▶ [Given instruction]:
Copy the data that follows, character for character, minus the pictures.

[Figure scripts]
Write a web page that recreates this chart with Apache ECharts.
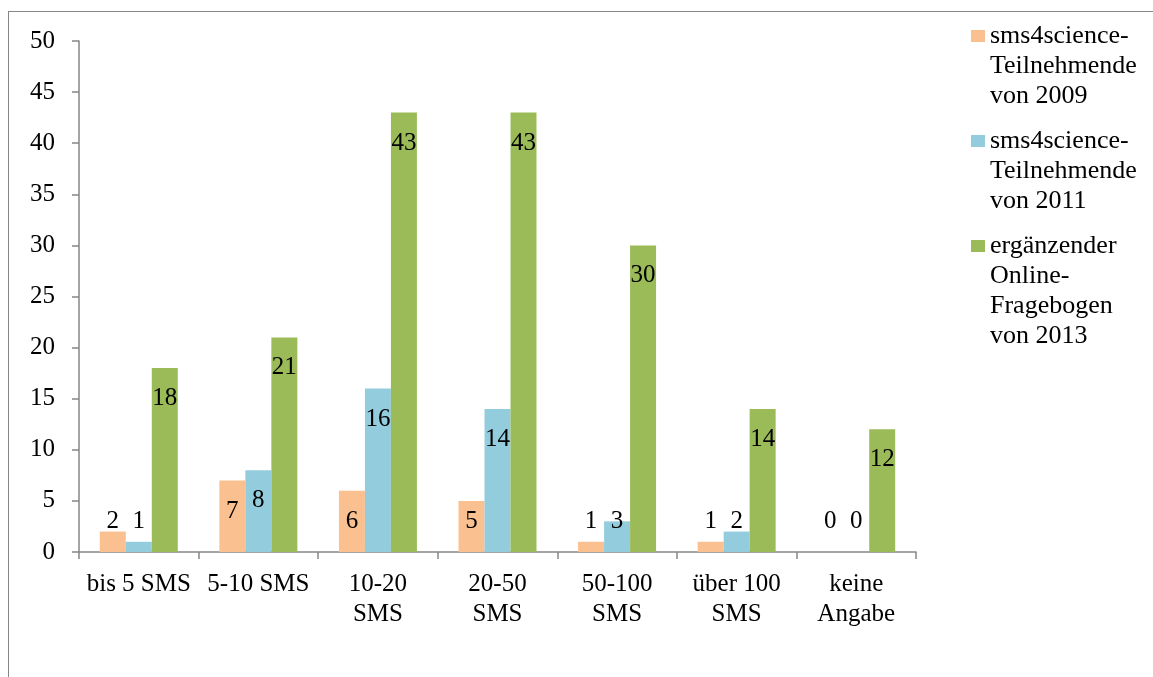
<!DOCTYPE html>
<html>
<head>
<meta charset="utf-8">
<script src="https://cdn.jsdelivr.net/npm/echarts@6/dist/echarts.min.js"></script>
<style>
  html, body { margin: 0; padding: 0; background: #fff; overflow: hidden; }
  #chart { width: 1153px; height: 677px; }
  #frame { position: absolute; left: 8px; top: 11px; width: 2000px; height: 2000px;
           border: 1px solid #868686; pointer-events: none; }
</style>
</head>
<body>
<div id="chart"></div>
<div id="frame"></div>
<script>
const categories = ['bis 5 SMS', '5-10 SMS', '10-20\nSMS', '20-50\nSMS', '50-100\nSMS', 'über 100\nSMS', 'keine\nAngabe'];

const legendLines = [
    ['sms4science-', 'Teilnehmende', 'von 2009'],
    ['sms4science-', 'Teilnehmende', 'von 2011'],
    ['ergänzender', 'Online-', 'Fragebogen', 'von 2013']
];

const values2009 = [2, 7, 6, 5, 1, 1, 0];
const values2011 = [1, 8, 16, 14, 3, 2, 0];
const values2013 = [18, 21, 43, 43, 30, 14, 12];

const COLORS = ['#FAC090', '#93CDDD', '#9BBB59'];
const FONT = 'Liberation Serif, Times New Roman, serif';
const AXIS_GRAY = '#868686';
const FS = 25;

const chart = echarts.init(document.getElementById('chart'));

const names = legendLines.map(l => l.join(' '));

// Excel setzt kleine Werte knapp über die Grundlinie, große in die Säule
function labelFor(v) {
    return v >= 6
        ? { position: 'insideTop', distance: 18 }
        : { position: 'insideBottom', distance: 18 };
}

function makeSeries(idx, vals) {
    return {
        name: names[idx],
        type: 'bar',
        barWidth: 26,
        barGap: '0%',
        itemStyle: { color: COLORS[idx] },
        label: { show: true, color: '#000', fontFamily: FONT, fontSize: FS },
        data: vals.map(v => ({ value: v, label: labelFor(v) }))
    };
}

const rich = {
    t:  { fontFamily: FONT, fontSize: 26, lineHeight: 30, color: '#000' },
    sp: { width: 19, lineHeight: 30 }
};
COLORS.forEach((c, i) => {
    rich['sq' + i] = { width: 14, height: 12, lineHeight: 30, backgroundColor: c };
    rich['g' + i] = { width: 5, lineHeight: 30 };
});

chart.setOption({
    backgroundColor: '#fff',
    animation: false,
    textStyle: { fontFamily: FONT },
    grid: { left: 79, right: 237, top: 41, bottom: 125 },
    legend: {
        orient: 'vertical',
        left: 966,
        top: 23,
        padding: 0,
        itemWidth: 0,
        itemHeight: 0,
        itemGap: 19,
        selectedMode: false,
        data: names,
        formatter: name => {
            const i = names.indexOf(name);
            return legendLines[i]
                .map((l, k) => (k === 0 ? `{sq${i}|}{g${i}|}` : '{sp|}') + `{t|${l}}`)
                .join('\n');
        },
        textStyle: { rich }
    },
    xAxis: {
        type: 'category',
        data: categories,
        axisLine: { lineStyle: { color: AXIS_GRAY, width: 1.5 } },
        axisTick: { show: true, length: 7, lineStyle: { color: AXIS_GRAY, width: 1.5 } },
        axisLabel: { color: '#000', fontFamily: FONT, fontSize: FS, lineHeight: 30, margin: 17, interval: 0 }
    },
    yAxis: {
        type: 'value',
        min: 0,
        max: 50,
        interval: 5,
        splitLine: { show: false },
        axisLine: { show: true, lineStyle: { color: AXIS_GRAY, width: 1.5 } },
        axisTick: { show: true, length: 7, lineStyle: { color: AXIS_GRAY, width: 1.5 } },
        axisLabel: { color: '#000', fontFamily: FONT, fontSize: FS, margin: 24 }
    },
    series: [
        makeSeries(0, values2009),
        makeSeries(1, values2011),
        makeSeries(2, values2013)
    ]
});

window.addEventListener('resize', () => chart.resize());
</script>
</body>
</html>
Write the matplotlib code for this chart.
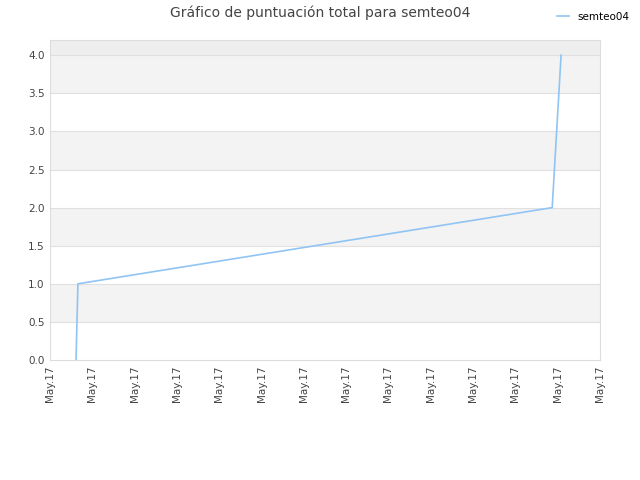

▶ [The answer]:
Write a web page that recreates this chart with Apache ECharts.
<!DOCTYPE html>
<html>
<head>
<meta charset="utf-8">
<script src="https://cdn.jsdelivr.net/npm/echarts@6/dist/echarts.min.js"></script>
<style>
  html, body { margin: 0; padding: 0; background: #fff; overflow: hidden; }
  #chart { width: 1153px; height: 677px; }
  #frame { position: absolute; left: 8px; top: 11px; width: 2000px; height: 2000px;
           border: 1px solid #868686; pointer-events: none; }
</style>
</head>
<body>
<div id="chart"></div>
<div id="frame"></div>
<script>
const categories = ['bis 5 SMS', '5-10 SMS', '10-20\nSMS', '20-50\nSMS', '50-100\nSMS', 'über 100\nSMS', 'keine\nAngabe'];

const legendLines = [
    ['sms4science-', 'Teilnehmende', 'von 2009'],
    ['sms4science-', 'Teilnehmende', 'von 2011'],
    ['ergänzender', 'Online-', 'Fragebogen', 'von 2013']
];

const values2009 = [2, 7, 6, 5, 1, 1, 0];
const values2011 = [1, 8, 16, 14, 3, 2, 0];
const values2013 = [18, 21, 43, 43, 30, 14, 12];

const COLORS = ['#FAC090', '#93CDDD', '#9BBB59'];
const FONT = 'Liberation Serif, Times New Roman, serif';
const AXIS_GRAY = '#868686';
const FS = 25;

const chart = echarts.init(document.getElementById('chart'));

const names = legendLines.map(l => l.join(' '));

// Excel setzt kleine Werte knapp über die Grundlinie, große in die Säule
function labelFor(v) {
    return v >= 6
        ? { position: 'insideTop', distance: 18 }
        : { position: 'insideBottom', distance: 18 };
}

function makeSeries(idx, vals) {
    return {
        name: names[idx],
        type: 'bar',
        barWidth: 26,
        barGap: '0%',
        itemStyle: { color: COLORS[idx] },
        label: { show: true, color: '#000', fontFamily: FONT, fontSize: FS },
        data: vals.map(v => ({ value: v, label: labelFor(v) }))
    };
}

const rich = {
    t:  { fontFamily: FONT, fontSize: 26, lineHeight: 30, color: '#000' },
    sp: { width: 19, lineHeight: 30 }
};
COLORS.forEach((c, i) => {
    rich['sq' + i] = { width: 14, height: 12, lineHeight: 30, backgroundColor: c };
    rich['g' + i] = { width: 5, lineHeight: 30 };
});

chart.setOption({
    backgroundColor: '#fff',
    animation: false,
    textStyle: { fontFamily: FONT },
    grid: { left: 79, right: 237, top: 41, bottom: 125 },
    legend: {
        orient: 'vertical',
        left: 966,
        top: 23,
        padding: 0,
        itemWidth: 0,
        itemHeight: 0,
        itemGap: 19,
        selectedMode: false,
        data: names,
        formatter: name => {
            const i = names.indexOf(name);
            return legendLines[i]
                .map((l, k) => (k === 0 ? `{sq${i}|}{g${i}|}` : '{sp|}') + `{t|${l}}`)
                .join('\n');
        },
        textStyle: { rich }
    },
    xAxis: {
        type: 'category',
        data: categories,
        axisLine: { lineStyle: { color: AXIS_GRAY, width: 1.5 } },
        axisTick: { show: true, length: 7, lineStyle: { color: AXIS_GRAY, width: 1.5 } },
        axisLabel: { color: '#000', fontFamily: FONT, fontSize: FS, lineHeight: 30, margin: 17, interval: 0 }
    },
    yAxis: {
        type: 'value',
        min: 0,
        max: 50,
        interval: 5,
        splitLine: { show: false },
        axisLine: { show: true, lineStyle: { color: AXIS_GRAY, width: 1.5 } },
        axisTick: { show: true, length: 7, lineStyle: { color: AXIS_GRAY, width: 1.5 } },
        axisLabel: { color: '#000', fontFamily: FONT, fontSize: FS, margin: 24 }
    },
    series: [
        makeSeries(0, values2009),
        makeSeries(1, values2011),
        makeSeries(2, values2013)
    ]
});

window.addEventListener('resize', () => chart.resize());
</script>
</body>
</html>
Write the matplotlib code for this chart.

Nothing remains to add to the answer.